The exercise: Reproduce exactly only the lines from the line that holds "Emit a Python" to the line that holds "import matplotlib.pyplot as plt", inclusive, in the listing below, and please leave out every picture.

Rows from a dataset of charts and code

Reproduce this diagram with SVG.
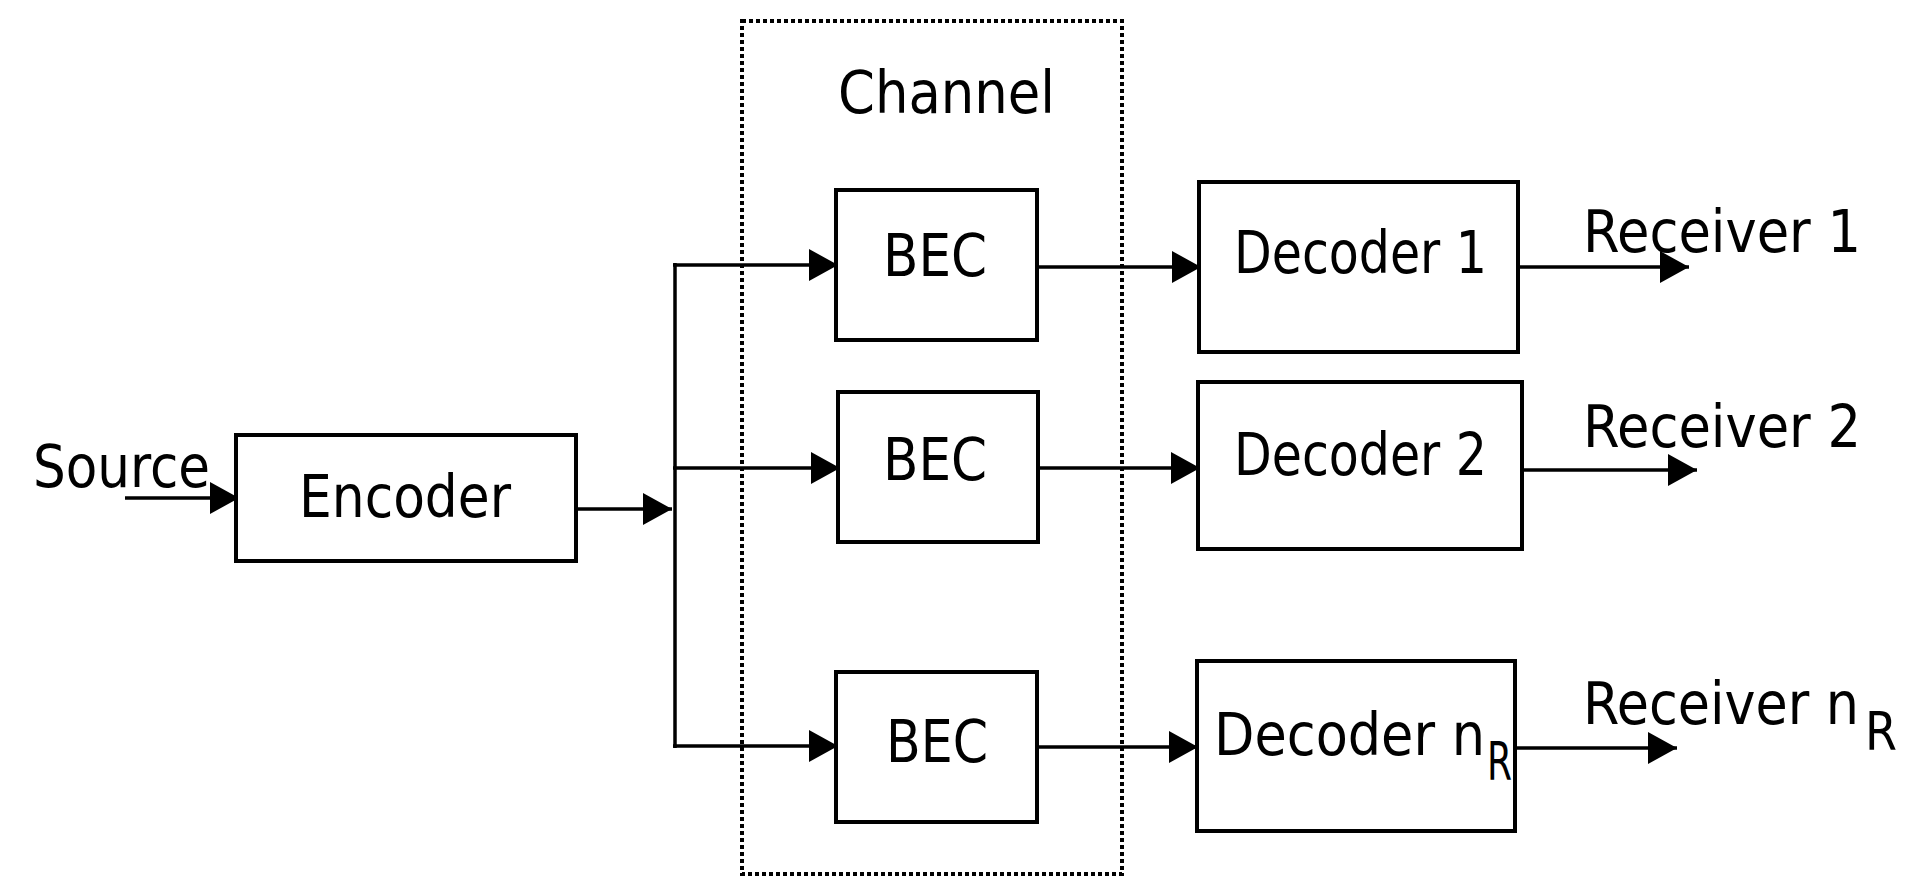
<svg xmlns="http://www.w3.org/2000/svg" width="1922" height="877" viewBox="0 0 1922 877">
<style>
.box{fill:#fff;stroke:#000;stroke-width:4}
.t{font-family:"DejaVu Sans Condensed","DejaVu Sans",sans-serif;font-size:59px;fill:#000}
.s{font-size:54px}
.c{fill:none;stroke:#000;stroke-width:3.5}
.ch{fill:none;stroke:#000;stroke-width:4;stroke-dasharray:4 3}
</style>
<defs>
<marker id="ah" markerUnits="userSpaceOnUse" markerWidth="30" markerHeight="32" refX="29" refY="16" orient="auto">
<path d="M0,0 L29,16 L0,32 Z" fill="#000"/>
</marker>
</defs>
<rect width="1922" height="877" fill="#fff"/>
<g id="channel">
<rect class="ch" x="742" y="21" width="380" height="853"/>
<text class="t" x="838" y="113" textLength="217" lengthAdjust="spacingAndGlyphs">Channel</text>
</g>
<g id="source">
<text class="t" x="33" y="487" textLength="177" lengthAdjust="spacingAndGlyphs">Source</text>
</g>
<g id="connectors">
<line class="c" x1="125" y1="498" x2="239" y2="498" marker-end="url(#ah)"/>
<line class="c" x1="576" y1="509" x2="672" y2="509" marker-end="url(#ah)"/>
<line class="c" x1="675" y1="263" x2="675" y2="748"/>
<line class="c" x1="673" y1="265" x2="838" y2="265" marker-end="url(#ah)"/>
<line class="c" x1="673" y1="468" x2="840" y2="468" marker-end="url(#ah)"/>
<line class="c" x1="673" y1="746" x2="838" y2="746" marker-end="url(#ah)"/>
<line class="c" x1="1037" y1="267" x2="1201" y2="267" marker-end="url(#ah)"/>
<line class="c" x1="1038" y1="468" x2="1200" y2="468" marker-end="url(#ah)"/>
<line class="c" x1="1037" y1="747" x2="1198" y2="747" marker-end="url(#ah)"/>
<line class="c" x1="1518" y1="267" x2="1689" y2="267" marker-end="url(#ah)"/>
<line class="c" x1="1522" y1="470" x2="1697" y2="470" marker-end="url(#ah)"/>
<line class="c" x1="1516" y1="748" x2="1677" y2="748" marker-end="url(#ah)"/>
</g>
<g id="encoder">
<rect class="box" x="236" y="435" width="340" height="126"/>
<text class="t" x="299" y="517" textLength="212" lengthAdjust="spacingAndGlyphs">Encoder</text>
</g>
<g id="bec1">
<rect class="box" x="836" y="190" width="201" height="150"/>
<text class="t" x="883" y="276" textLength="104" lengthAdjust="spacingAndGlyphs">BEC</text>
</g>
<g id="bec2">
<rect class="box" x="838" y="392" width="200" height="150"/>
<text class="t" x="883" y="480" textLength="104" lengthAdjust="spacingAndGlyphs">BEC</text>
</g>
<g id="bec3">
<rect class="box" x="836" y="672" width="201" height="150"/>
<text class="t" x="886" y="762" textLength="102" lengthAdjust="spacingAndGlyphs">BEC</text>
</g>
<g id="decoder1">
<rect class="box" x="1199" y="182" width="319" height="170"/>
<text class="t" x="1234" y="273" textLength="253" lengthAdjust="spacingAndGlyphs">Decoder 1</text>
</g>
<g id="decoder2">
<rect class="box" x="1198" y="382" width="324" height="167"/>
<text class="t" x="1234" y="475" textLength="253" lengthAdjust="spacingAndGlyphs">Decoder 2</text>
</g>
<g id="decoderN">
<rect class="box" x="1197" y="661" width="318" height="170"/>
<text class="t" x="1214" y="755"><tspan textLength="271" lengthAdjust="spacingAndGlyphs">Decoder n</tspan><tspan class="s" x="1487" y="780" textLength="25" lengthAdjust="spacingAndGlyphs">R</tspan></text>
</g>
<g id="receiver1">
<text class="t" x="1583" y="252" textLength="278" lengthAdjust="spacingAndGlyphs">Receiver 1</text>
</g>
<g id="receiver2">
<text class="t" x="1583" y="447" textLength="278" lengthAdjust="spacingAndGlyphs">Receiver 2</text>
</g>
<g id="receiverN">
<text class="t" x="1583" y="724"><tspan textLength="276" lengthAdjust="spacingAndGlyphs">Receiver n</tspan><tspan class="s" x="1865" y="750" textLength="32" lengthAdjust="spacingAndGlyphs">R</tspan></text>
</g>
</svg>
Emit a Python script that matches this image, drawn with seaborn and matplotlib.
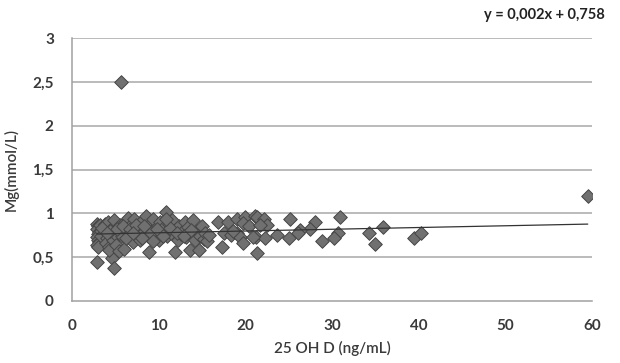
import numpy as np
import pandas as pd
import seaborn as sns
import matplotlib.pyplot as plt

# 25 OH D (ng/mL) vs Mg (mmol/L)
vit_d = [2.9, 3.0, 2.9, 3.1, 3.0, 2.9, 3.0, 3.1, 2.9, 3.0, 3.2, 3.3, 3.4, 2.9,
         3.8, 4.0, 4.2, 4.5, 4.0, 3.9, 4.3, 4.6, 4.3, 4.8, 4.8, 4.9, 4.7, 5.0, 5.1, 5.4,
         5.5, 5.7, 5.8, 6.0, 6.1, 6.3, 6.5, 6.6, 6.8, 6.9, 7.0, 7.2, 7.3, 7.5, 7.6, 5.7,
         7.8, 8.0, 8.2, 8.5, 8.6, 8.8, 8.9, 9.0, 9.2, 9.4, 9.5, 9.7, 9.9, 10.0, 10.2,
         10.4, 10.6, 10.9, 11.0, 11.2, 11.4, 11.6, 11.9, 12.0, 12.2, 12.4, 12.6, 12.8, 13.0, 13.2,
         13.4, 13.6, 13.8, 14.0, 14.2, 14.4, 14.7, 14.8, 15.0, 15.2, 15.4, 15.6, 15.8,
         3.5, 4.4, 5.2, 5.9, 6.7, 7.4, 8.3, 9.1, 9.8, 10.5, 11.3, 12.1, 12.9, 13.7,
         8.1, 6.2, 4.1, 10.8, 9.3, 7.0,
         16.8, 18.0, 19.0, 20.0, 21.1, 19.7, 20.4, 17.5, 18.3, 19.0, 19.4, 19.7, 21.2, 18.6, 17.3,
         21.3, 25.2, 28.0, 30.9, 30.7, 30.2, 28.8, 27.5, 26.3, 26.1, 25.0, 23.7, 22.3,
         21.4, 34.3, 35.0, 35.9, 39.5, 40.3, 22.1, 22.5, 21.7, 20.9, 59.5]
mg = [0.88, 0.85, 0.82, 0.79, 0.76, 0.73, 0.70, 0.67, 0.64, 0.61, 0.87, 0.80, 0.74, 0.45,
      0.88, 0.84, 0.90, 0.78, 0.72, 0.66, 0.62, 0.49, 0.58, 0.38, 0.85, 0.92, 0.70, 0.76, 0.64, 0.57,
      0.87, 0.80, 0.74, 0.59, 0.90, 0.84, 0.95, 0.78, 0.72, 0.88, 0.67, 0.93, 0.80, 0.75, 0.85, 2.50,
      0.70, 0.90, 0.78, 0.84, 0.97, 0.74, 0.56, 0.88, 0.80, 0.93, 0.72, 0.76, 0.86, 0.70, 0.90,
      0.79, 0.84, 1.02, 0.74, 0.88, 0.78, 0.92, 0.56, 0.82, 0.70, 0.86, 0.76, 0.80, 0.90, 0.73,
      0.84, 0.58, 0.77, 0.92, 0.69, 0.80, 0.58, 0.74, 0.85, 0.71, 0.78, 0.68, 0.75,
      0.83, 0.80, 0.82, 0.86, 0.82, 0.87, 0.86, 0.77, 0.82, 0.74, 0.83, 0.77, 0.74, 0.81,
      0.72, 0.72, 0.77, 0.93, 0.68, 0.77,
      0.90, 0.90, 0.94, 0.96, 0.97, 0.89, 0.85, 0.77, 0.75, 0.77, 0.73, 0.66, 0.73, 0.80, 0.61,
      0.55, 0.93, 0.90, 0.96, 0.78, 0.72, 0.68, 0.82, 0.81, 0.77, 0.72, 0.75, 0.72,
      0.96, 0.78, 0.65, 0.84, 0.72, 0.78, 0.93, 0.87, 0.87, 0.73, 1.20]

slope = 0.002
intercept = 0.758
y_ticks = [0, 0.5, 1, 1.5, 2, 2.5, 3]
y_tick_labels = ['0', '0,5', '1', '1,5', '2', '2,5', '3']
x_ticks = [0, 10, 20, 30, 40, 50, 60]

df = pd.DataFrame({'vitd': vit_d, 'mg': mg})

sns.set_style('white')
plt.rcParams['font.family'] = ['Lato', 'DejaVu Sans']
text_col = '#3a3a3a'

fig = plt.figure(figsize=(6.2, 3.63), dpi=100)
ax = fig.add_axes([0.116, 0.171, 0.839, 0.724])

# gridlines
for t in y_ticks[1:]:
    ax.axhline(t, color='#a8a8a8', lw=1.1, zorder=0)

sns.scatterplot(data=df, x='vitd', y='mg', marker='D', s=48, color='#707070',
                edgecolor='#454545', linewidth=0.7, ax=ax, zorder=3)

# trend line y = 0,002x + 0,758
xl = np.array([min(vit_d), max(vit_d)])
ax.plot(xl, slope * xl + intercept, color='#333333', lw=0.9, zorder=4)

ax.set_xlim(0, 60)
ax.set_ylim(0, 3)
ax.set_xticks(x_ticks)
ax.set_xticklabels([str(t) for t in x_ticks])
ax.set_yticks(y_ticks)
ax.set_yticklabels(y_tick_labels)

for s in ['top', 'right']:
    ax.spines[s].set_visible(False)
for s in ['left', 'bottom']:
    ax.spines[s].set_color('#a0a0a0')
    ax.spines[s].set_linewidth(1.1)
ax.tick_params(axis='both', length=5, width=1, color='#a0a0a0', direction='out',
               labelsize=11, labelcolor=text_col, pad=8)
for lab in ax.get_xticklabels() + ax.get_yticklabels():
    lab.set_fontweight('bold')

ax.set_xlabel('25 OH D (ng/mL)', fontsize=11, fontweight='semibold', color=text_col, labelpad=6)
ax.set_ylabel('Mg(mmol/L)', fontsize=11, fontweight='semibold', color=text_col, labelpad=10)

fig.text(0.976, 0.958, 'y = 0,002x + 0,758', ha='right', va='center', fontsize=10.5,
         fontweight='bold', color='#222222')

fig.savefig('out.png', dpi=100)
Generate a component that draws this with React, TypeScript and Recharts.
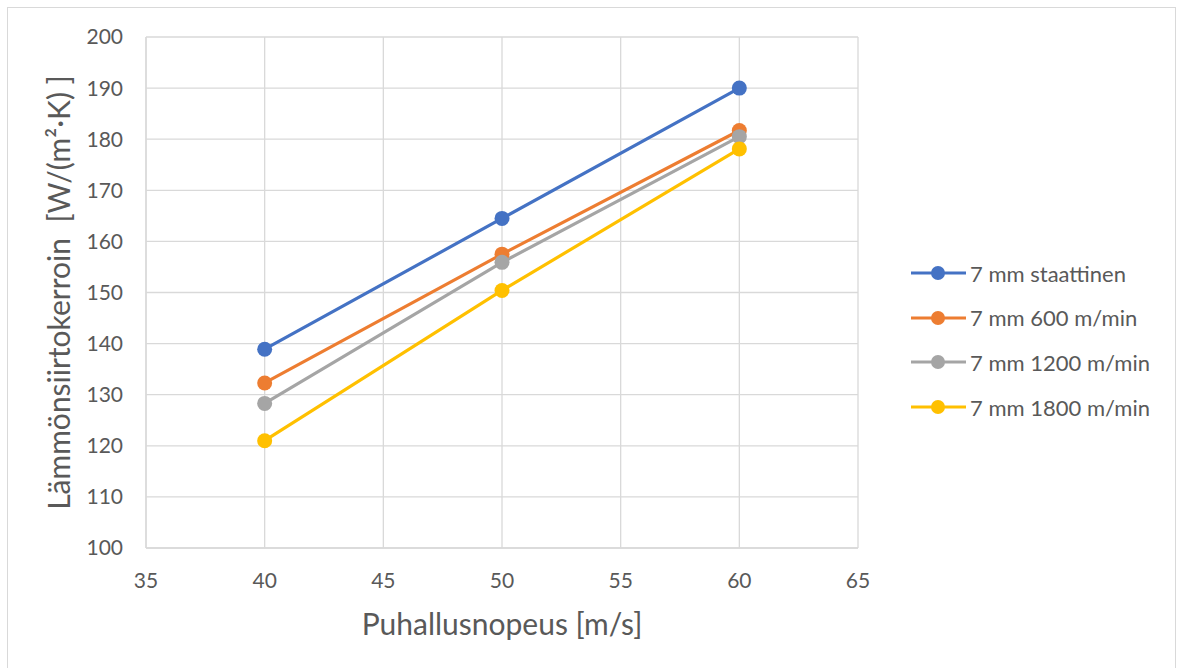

Output of the task:
Emit a Python script that matches this image, drawn with seaborn and matplotlib.
import numpy as np
import pandas as pd
import seaborn as sns
import matplotlib.pyplot as plt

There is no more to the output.